Muchas veces, sobre todo cuando reaccionamos de manera intensa ante una situación, en realidad no estamos reaccionando únicamente a aquello que sucede ahora, sino a alguna otra experiencia del pasado.
Nos desbordamos con furia ante una situación del presente porque nos recuerda a una humillación profunda de hace años.
Nos sentimos morir ante una pérdida del presente porque nos regresa a un duelo no elaborado de la infancia.
Nos llenamos de ansiedad ante la expectativa de un reto actual porque volvemos a habitar un fracaso doloroso en nuestra memoria.
Revisitar los acontecimientos que nos sobrepasaron en el pasado es una visita dolorosa, pero necesaria: sólo así podemos sacudirnos la respuesta emocional que quedó grabada en nuestro cuerpo para ayudarnos a sobrevivir esa situación para responder mejor al presente.
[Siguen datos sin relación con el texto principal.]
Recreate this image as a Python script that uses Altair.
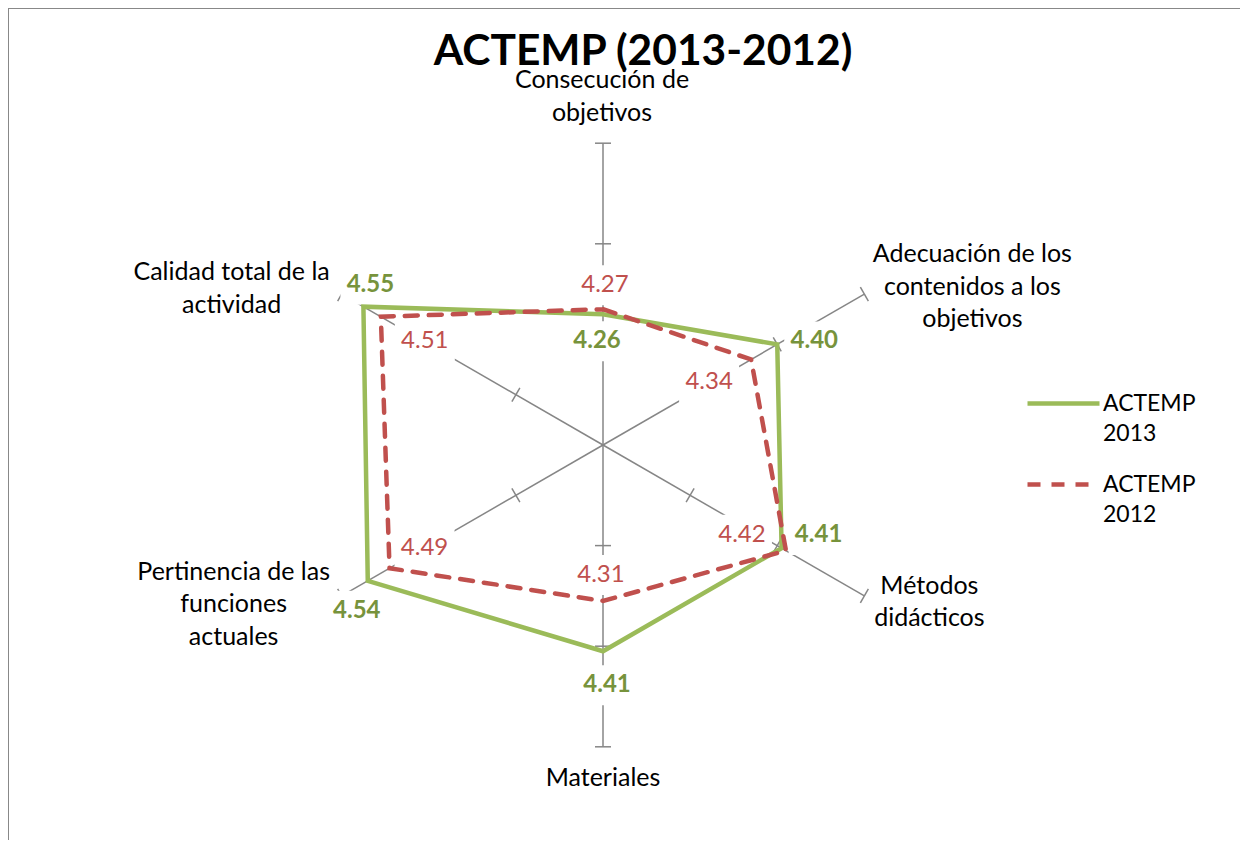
import altair as alt
import pandas as pd

# ---------------- data ----------------
categories = [
    "Consecución de objetivos",
    "Adecuación de los contenidos a los objetivos",
    "Métodos didácticos",
    "Materiales",
    "Pertinencia de las funciones actuales",
    "Calidad total de la actividad",
]
category_text = [
    "Consecución de\nobjetivos",
    "Adecuación de los\ncontenidos a los\nobjetivos",
    "Métodos\ndidácticos",
    "Materiales",
    "Pertinencia de las\nfunciones\nactuales",
    "Calidad total de la\nactividad",
]
series_names = ["ACTEMP 2013", "ACTEMP 2012"]
values_2013 = [4.26, 4.40, 4.41, 4.41, 4.54, 4.55]
values_2012 = [4.27, 4.34, 4.42, 4.31, 4.49, 4.51]
radial_ticks = [4.2, 4.4, 4.6]
r_min = 4.0
r_max = 4.6

# ---------------- layout (pixels) ----------------
W, H = 1232, 832          # plot area
CX, CY = 595, 437         # centre of the radar in plot pixels
PX = 503                  # pixels per value unit
TICK_HALF = 8             # half length of radial tick marks (px)
BOX_W, BOX_H = 30, 20     # half sizes of the white label boxes (px)
label_offsets_2013 = [(-6, 27), (37, -3), (37, -13), (4, 34), (-11, 30), (7, -22)]
label_offsets_2012 = [(2, -24), (-42, 23), (-44, -16), (-2, -26), (35, -20), (44, 24)]
category_offsets = [(-1, -63), (108, -40), (65, -10), (0, 31), (-108, -24), (-110, -22)]

GREEN = "#9BBB59"
RED = "#C0504D"
GREEN_TXT = "#77933C"
AXIS_GREY = "#868686"
FONT = "Lato"

xs = alt.Scale(domain=[-CX / PX, (W - CX) / PX], nice=False, zero=False)
ys = alt.Scale(domain=[-(H - CY) / PX, CY / PX], nice=False, zero=False)


def X(f):
    return alt.X(f, type="quantitative", scale=xs, axis=None)


def Y(f):
    return alt.Y(f, type="quantitative", scale=ys, axis=None)


ANG = "PI/2 - datum.idx*PI/3"

# ---------------- tables ----------------
spokes_df = pd.DataFrame({"idx": list(range(len(categories))), "cat": categories})

ticks_df = pd.DataFrame(
    [{"idx": i, "t": t} for i in range(len(categories)) for t in radial_ticks]
)

rows = []
for name, vals in zip(series_names, [values_2013, values_2012]):
    for i, v in enumerate(vals + vals[:1]):
        rows.append({"series": name, "idx": i % len(vals), "ord": i, "value": v})
series_df = pd.DataFrame(rows)

lab_rows = []
for name, vals, offs in zip(series_names, [values_2013, values_2012],
                            [label_offsets_2013, label_offsets_2012]):
    for i, (v, (dx, dy)) in enumerate(zip(vals, offs)):
        lab_rows.append({"series": name, "idx": i, "value": v, "dx": dx, "dy": dy})
labels_df = pd.DataFrame(lab_rows)

cat_df = pd.DataFrame({
    "idx": list(range(len(categories))),
    "text": category_text,
    "dx": [o[0] for o in category_offsets],
    "dy": [o[1] for o in category_offsets],
})

one = pd.DataFrame({"k": [0]})

# ---------------- layers ----------------
frame_top = alt.Chart(one).mark_rule(color="#888888", strokeWidth=2).encode(
    x=alt.value(0), x2=alt.value(W + 20), y=alt.value(0))
frame_left = alt.Chart(one).mark_rule(color="#888888", strokeWidth=2).encode(
    x=alt.value(0), y=alt.value(0), y2=alt.value(H + 20))

spokes = alt.Chart(spokes_df).transform_calculate(
    a=ANG,
    x0="0", y0="0",
    x1=f"({r_max}-{r_min})*cos(datum.a)",
    y1=f"({r_max}-{r_min})*sin(datum.a)",
).mark_rule(color=AXIS_GREY, strokeWidth=1.5).encode(
    x=X("x0"), y=Y("y0"), x2="x1:Q", y2="y1:Q")

ticks = alt.Chart(ticks_df).transform_calculate(
    a=ANG,
    cx=f"(datum.t-{r_min})*cos(datum.a)",
    cy=f"(datum.t-{r_min})*sin(datum.a)",
    h=f"{TICK_HALF}/{PX}",
).transform_calculate(
    xa="datum.cx - datum.h*sin(datum.a)",
    ya="datum.cy + datum.h*cos(datum.a)",
    xb="datum.cx + datum.h*sin(datum.a)",
    yb="datum.cy - datum.h*cos(datum.a)",
).mark_rule(color=AXIS_GREY, strokeWidth=1.5).encode(
    x=X("xa"), y=Y("ya"), x2="xb:Q", y2="yb:Q")

label_pos = dict(
    a=ANG,
    px=f"(datum.value-{r_min})*cos(datum.a)",
    py=f"(datum.value-{r_min})*sin(datum.a)",
)
label_pos2 = dict(
    lx=f"datum.px + datum.dx/{PX}",
    ly=f"datum.py - datum.dy/{PX}",
)

boxes = alt.Chart(labels_df).transform_calculate(**label_pos).transform_calculate(
    **label_pos2).transform_calculate(
    bx1=f"datum.lx - {BOX_W}/{PX}", bx2=f"datum.lx + {BOX_W}/{PX}",
    by1=f"datum.ly - {BOX_H}/{PX}", by2=f"datum.ly + {BOX_H}/{PX}",
).mark_rect(color="white").encode(
    x=X("bx1"), x2="bx2:Q", y=Y("by1"), y2="by2:Q")

legend = alt.Legend(
    orient="none", legendX=1017, legendY=357, title=None,
    symbolType="stroke", symbolSize=5184, symbolStrokeWidth=4.5,
    labelFont=FONT, labelFontSize=23, labelColor="black",
    labelExpr="split(datum.label, ' ')", labelLimit=0, labelOffset=1,
    labelBaseline="middle", rowPadding=0, padding=0,
)

lines = alt.Chart(series_df).transform_calculate(
    a=ANG,
    px=f"(datum.value-{r_min})*cos(datum.a)",
    py=f"(datum.value-{r_min})*sin(datum.a)",
).mark_line(strokeWidth=4.5, strokeCap="round", strokeJoin="miter").encode(
    x=X("px"), y=Y("py"), order="ord:Q",
    color=alt.Color("series:N", scale=alt.Scale(domain=series_names, range=[GREEN, RED]),
                    legend=legend),
    strokeDash=alt.StrokeDash("series:N",
                              scale=alt.Scale(domain=series_names, range=[[1000, 0], [13, 11]]),
                              legend=legend),
)


def value_labels(name, color, weight):
    return alt.Chart(labels_df).transform_filter(
        f"datum.series == '{name}'"
    ).transform_calculate(**label_pos).transform_calculate(
        **label_pos2).transform_calculate(
        txt="format(datum.value, '.2f')"
    ).mark_text(font=FONT, fontSize=24, fontWeight=weight, color=color,
                align="center", baseline="middle").encode(
        x=X("lx"), y=Y("ly"), text="txt:N")


green_labels = value_labels(series_names[0], GREEN_TXT, "bold")
red_labels = value_labels(series_names[1], RED, "normal")

cat_labels = alt.Chart(cat_df).transform_calculate(
    a=ANG,
    lx=f"({r_max}-{r_min})*cos(datum.a) + datum.dx/{PX}",
    ly=f"({r_max}-{r_min})*sin(datum.a) - datum.dy/{PX}",
).mark_text(font=FONT, fontSize=25, color="black", align="center", baseline="middle",
            lineBreak="\n", lineHeight=32.5).encode(
    x=X("lx"), y=Y("ly"), text="text:N")

title = alt.Chart(one).mark_text(
    text="ACTEMP (2013-2012)", font=FONT, fontSize=42.5, fontWeight="bold",
    color="black", align="center", baseline="middle",
).encode(x=alt.value(635), y=alt.value(44))

chart = alt.layer(
    frame_top, frame_left, spokes, ticks, boxes, lines,
    green_labels, red_labels, cat_labels, title,
).properties(
    width=W, height=H, padding=0, autosize="none", background="white",
).configure(
    style={"guide-label": {"lineHeight": 30}}
).configure_view(stroke=None)

chart.save("out.html", embed_options={"renderer": "svg", "actions": False})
Una espada y un escudo nos pueden ayudar a sobrevivir en un campo de batalla, pero fuera de ella, sólo serán peso muerto que agotará el cuerpo.
Por eso creo que debemos de tener un poco de cuidado en la manera en que interpretamos la expresión “hay que escuchar a nuestro cuerpo/emociones”. En ocasiones creo que se ha equiparado el “escuchar” con “hacer caso” o “tomar por verdad”, como si las emociones nunca se equivocaran respecto a su evaluación del mundo.
Las emociones no son mensajeras de la verdad objetiva, sino mecanismos complejos que sirven para reaccionar ante una situación que podría ser verdadera, podría ser falsa, o podría existir en la línea delgada que divide lo real de lo imaginario.
Es cierto: las emociones nos están buscando proteger, pero una mirada compasiva hacia ellas también implica aceptar que no siempre lo harán de la mejor manera.
En ese sentido, me parece que “escuchar nuestras emociones” tendría que significar aprender a nombrarlas, reconocer sus efectos en nuestro cuerpo, mapear las situaciones que suelen dispararlas y trabajar en nuestros comportamientos que derivan de ellas, más que asumirlas como un evento interno que justifica cualquier pensamiento o acción que de ahí deriven.
No hay que pelearnos contra nuestras emociones, ni buscar validarlas superfluamente, sino aprender a escucharlas para saber qué nos están diciendo sobre el mundo (real o imaginario) que nos rodea.